Fifty-sixth commencement

Bishop Tracy S. Malone will address graduates


Bishop Tracy S. Malone of the East Ohio Conference of the United Methodist Church will deliver MTSO's 2018 commencement address. The ceremony begins at 11 a.m. May 26 in Dickinson Courtyard. Guests are welcome, and tickets are not required.

Malone, who was assigned to the East Ohio Conference in 2016, is president of the denomination’s General Commission on the Status and Role of Women and a member of the board of directors of the Connectional Table. MTSO is one of a number of United Methodist-affiliated colleges and seminaries she serves as a trustee.

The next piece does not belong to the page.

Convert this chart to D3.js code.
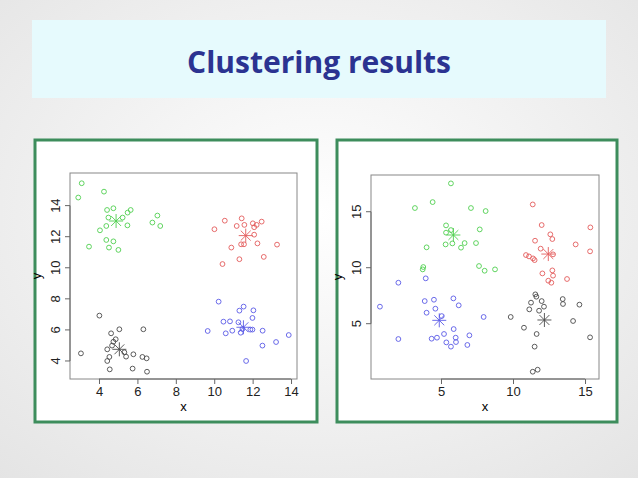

She holds a Bachelor of Arts degree from North Central College, a Master of Divinity degree from Garrett-Evangelical Theological Seminary and a Doctor of Ministry degree from United Theological Seminary.

Garrett presented her with its Distinguished Alumni Award in 2016. She also has received North Central’s Outstanding Alumni Award and the Chicago Black Methodists for Church Renewal Distinguished Leadership Award.

“Bishop Malone is a courageous and faithful leader and a compelling preacher,” said President Jay Rundell. “I know her commencement address will inspire and challenge us all.”

MTSO will award Master of Divinity, Master of Theological Studies, MA in Counseling Ministries, MA in Practical Theology and Doctor of Ministry degrees at commencement.

Spring admissions open house

Four hours that could launch a vocation

Are you considering a graduate theological degree? Is someone you know? A half-day at MTSO will offer a real sense of what prospective students can expect, from academics to generous scholarships.

MTSO will host its Spring Admissions Open House April 17 from 9 a.m. to 2 p.m. Highlights include opportunities to sit in on a class, tour apartments and residence halls, explore MTSO’s many financial aid options, talk with current students, faculty and admissions counselors, and learn about Seminary Hill Farm.

The Open House is free. Lunch is provided, and overnight housing may be available.